Fair-housing groups in Houston, like Texas Housers, have long documented housing discrimination issues in that community, including after events like Harvey. They offered the following guidance on how fair-housing planning can facilitate recovery from such events:

  • Because the same communities that have been historically underserved are also those most affected by natural disasters, government recovery funding should be based on unmet need.
  • The federal government should formalize a data-based allocation formula based on unmet need and incorporating challenges to recovery, and CDBG (federal Community Development Block Grant) disaster recovery funds should be distributed according to this formula on both the federal and state level.

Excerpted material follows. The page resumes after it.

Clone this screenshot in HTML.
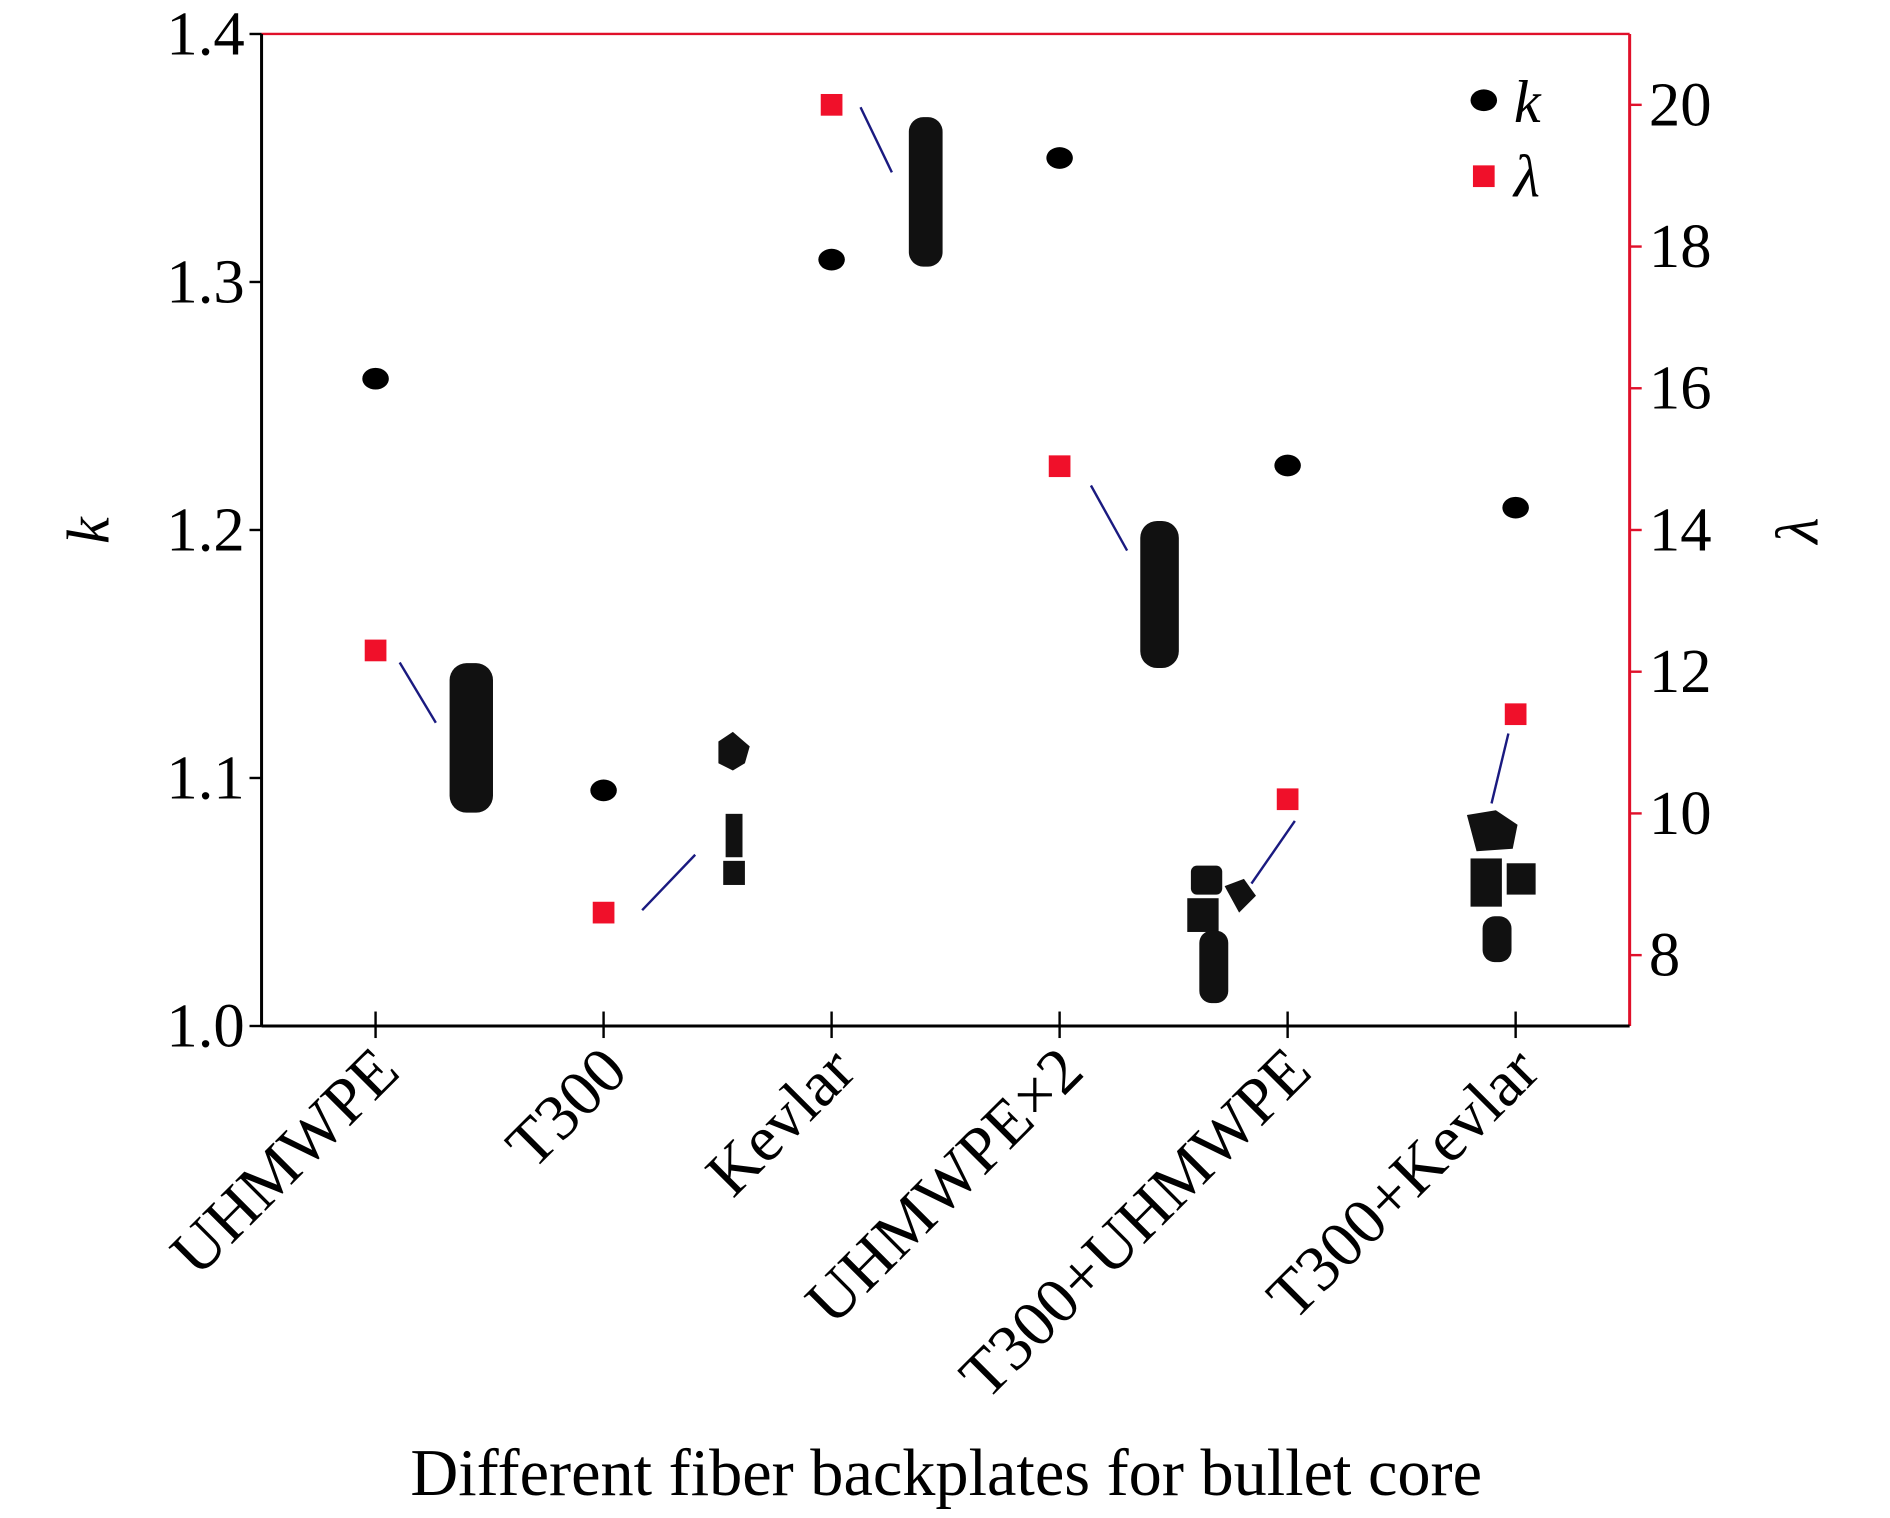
<!DOCTYPE html>
<html><head><meta charset="utf-8"><style>
html,body{margin:0;padding:0;background:#fff}
svg{display:block}
text{font-family:"Liberation Serif",serif}
</style></head><body>
<svg id="chart" width="1890" height="1518" viewBox="0 0 1568 1259" xmlns="http://www.w3.org/2000/svg">
<g id="bullets" fill="#111">
  <rect x="373" y="550" width="36" height="124" rx="14"/>
  <path d="M596 615 l12 -8 l14 12 l-4 14 l-10 6 l-12 -6z"/><rect x="602" y="675" width="14" height="36"/><rect x="600" y="714" width="18" height="20"/>
  <rect x="754" y="97" width="28" height="124" rx="12"/>
  <rect x="946" y="432" width="32" height="122" rx="14"/>
  <rect x="988" y="718" width="26" height="24" rx="5"/><path d="M1016 735 l16 -6 l10 14 l-14 14z"/><rect x="985" y="745" width="26" height="28"/><rect x="995" y="772" width="24" height="60" rx="10"/>
  <path d="M1217 676 l24 -4 l18 12 l-4 20 l-30 2z"/><rect x="1220" y="712" width="26" height="40"/><rect x="1250" y="716" width="24" height="26"/><rect x="1230" y="760" width="24" height="38" rx="10"/>
</g>
</svg>
<script>
const categories=["UHMWPE","T300","Kevlar","UHMWPE×2","T300+UHMWPE","T300+Kevlar"];
const kValues=[1.261,1.095,1.309,1.350,1.226,1.209];
const lambdaValues=[12.3,8.6,20.0,14.9,10.2,11.4];
const kTicks=[1.0,1.1,1.2,1.3,1.4];
const kTickLabels=["1.0","1.1","1.2","1.3","1.4"];
const lambdaTicks=[8,10,12,14,16,18,20];
const lambdaTickLabels=["8","10","12","14","16","18","20"];

const svg=document.getElementById('chart');
const NS='http://www.w3.org/2000/svg';
const L=217,R=1352,T=28,B=851;
const xPos=i=>L+(i+0.5)*(R-L)/categories.length;
const yK=v=>B-(v-1.0)/0.4*(B-T);
const yL=v=>B-(v-7)/14*(B-T);
function mk(tag,attrs,txt){const e=document.createElementNS(NS,tag);for(const k in attrs)e.setAttribute(k,attrs[k]);if(txt!==undefined)e.textContent=txt;svg.appendChild(e);return e;}

let e;
e=mk('line',{x1:L,y1:T,x2:R,y2:T,stroke:'#e0102a','stroke-width':2});


e=mk('line',{x1:R,y1:T,x2:R,y2:B,stroke:'#e0102a','stroke-width':2.5});


e=mk('line',{x1:L,y1:T,x2:L,y2:B,stroke:'#000','stroke-width':2.5});


e=mk('line',{x1:L,y1:B,x2:R,y2:B,stroke:'#000','stroke-width':2.5});



kTicks.forEach((v,i)=>{
  e=mk('line',{x1:L-10,y1:yK(v),x2:L,y2:yK(v),stroke:'#000','stroke-width':2});
  
  
  e=mk('text',{x:L-14,y:yK(v)+17,'text-anchor':'end','font-size':52},kTickLabels[i]);
  
  
});
lambdaTicks.forEach((v,i)=>{
  e=mk('line',{x1:R,y1:yL(v),x2:R+10,y2:yL(v),stroke:'#e0102a','stroke-width':2});
  
  
  e=mk('text',{x:R+16,y:yL(v)+17,'text-anchor':'start','font-size':52},lambdaTickLabels[i]);
  
  
});
categories.forEach((c,i)=>{
  const x=xPos(i);
  e=mk('line',{x1:x,y1:B-12,x2:x,y2:B+10,stroke:'#000','stroke-width':2});
  
  
  e=mk('text',{x:x+22,y:B+40,'text-anchor':'end','font-size':54,transform:`rotate(-45 ${x+22} ${B+40})`},c);
  
  
});
const connDx=[[20,10,50,60],[32,-2,76,-48],[24,2,50,56],[26,16,56,70],[6,18,-30,70],[-6,16,-20,74]];
lambdaValues.forEach((v,i)=>{
  const x=xPos(i),y=yL(v),d=connDx[i];
  e=mk('line',{x1:x+d[0],y1:y+d[1],x2:x+d[2],y2:y+d[3],stroke:'#1a1a80','stroke-width':2});
  
  
});
kValues.forEach((v,i)=>{
  e=mk('ellipse',{cx:xPos(i),cy:yK(v),rx:11,ry:9,fill:'#000'});
  
  
});
lambdaValues.forEach((v,i)=>{
  e=mk('rect',{x:xPos(i)-9,y:yL(v)-9,width:18,height:18,fill:'#f0102a'});
  
  
});
e=mk('ellipse',{cx:1231,cy:83,rx:11,ry:9,fill:'#000'});


e=mk('text',{x:1256,y:101,'font-size':50,'font-style':'italic'},'k');


e=mk('rect',{x:1222,y:137,width:18,height:18,fill:'#f0102a'});


e=mk('text',{x:1256,y:163,'font-size':50,'font-style':'italic'},'λ');


e=mk('text',{x:90,y:440,'font-size':50,'font-style':'italic','text-anchor':'middle',transform:'rotate(-90 90 440)'},'k');


e=mk('text',{x:1508,y:440,'font-size':50,'font-style':'italic','text-anchor':'middle',transform:'rotate(-90 1508 440)'},'λ');


e=mk('text',{x:785,y:1240,'font-size':55,'text-anchor':'middle'},'Different fiber backplates for bullet core');


</script>
</body></html>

  • Recipients of federal disaster recovery funding must have a clear understanding of their civil rights obligations, and damage assessments must specifically assess the disaster’s impact on protected classes.
  • Disaster recovery must involve making communities more resistant to the next disaster, rebuilding in a way that does not exactly replicate pre-disaster conditions in housing, infrastructure and economic development, but without displacing or excluding protected classes.
  • To ensure a fair and effective recovery, states should engage in pre-disaster planning, identify best practices, build the capacity of local jurisdictions, and collaborate with a broad range of stakeholders including grassroots community groups.

Meanwhile, Hurricane Irma, an even stronger storm, will make landfall in Florida in the coming days. Irma will stretch the nation’s limited recovery efforts as Houston’s needs continue to grow. Yet viewing Katrina, Harvey, and Irma simply as natural disasters allows Americans to ignore the steps that can be taken to create more resilient communities. Most importantly, the country must finally realize that reducing the surging concentration of poverty of recent years and ending enduring patterns of racial segregation must be part of the recovery toolkit.